You will quickly learn that streets in Istanbul are not well marked, so landmarks will better help you in navigation. My favorite café for mid-afternoon snacking is located off of the side street where Pandora books lies. You will pass these two bookstores, one with English titles, and continue until you reach the end. Make a right, and you will soon see a café called Klemuri with the slogan, “think global eat local!” printed outside. This brilliant, modern Turkish café has a very European feel. Prices are modest and the atmosphere is dainty and quiet. Get the red pepper pecan spread, the best snack I’ve been served in Turkey.

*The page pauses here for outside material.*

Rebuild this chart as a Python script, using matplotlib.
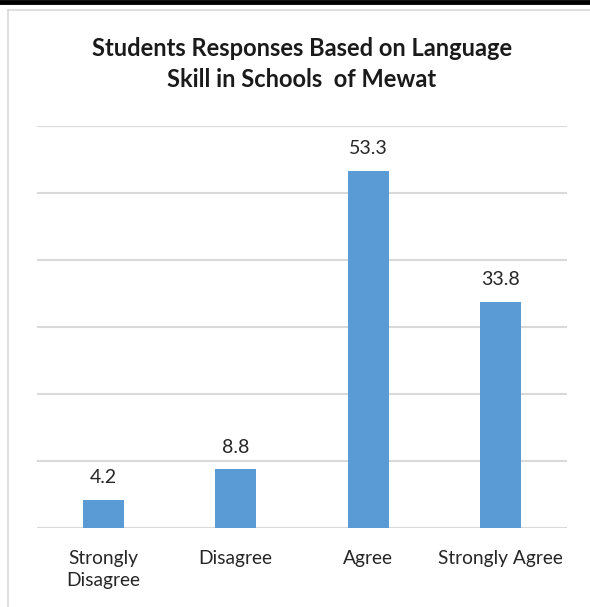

To find another backstreet gem perfect for dinner, walk towards the large mall and make a right passing the Gap. On the third block down and just after Beatles café on your left side, you will see a small restaurant where you can peer through the glass at the stews, veggies, and rices inside. The food here is fantastic, and I have yet to eat a cheaper meal. A drink, entrée, rice, and dessert will cost you about 5,00 Turkish Lira, or 3.00 US dollars. The place will be packed with Turkish men, arm-deep in a large bucket of bread. As always, bread comes free with your meal. In this bufe, the bread is waiting for you on the table. For an authentic experience, I believe you will appreciate this hole-in-the wall supper as much as I do.

To end your evening around Istiklal Caddesi, wander into one of the bars or nargile (hookah) cafes lining these backstreets. If you haven’t yet, certainly order a cay after dinner, finishing your meal just as Turkish do. Other beverage options include a shot of Turkish coffee, an Efes beer, or for something harder, top the evening off with a glass of raki. Serefe!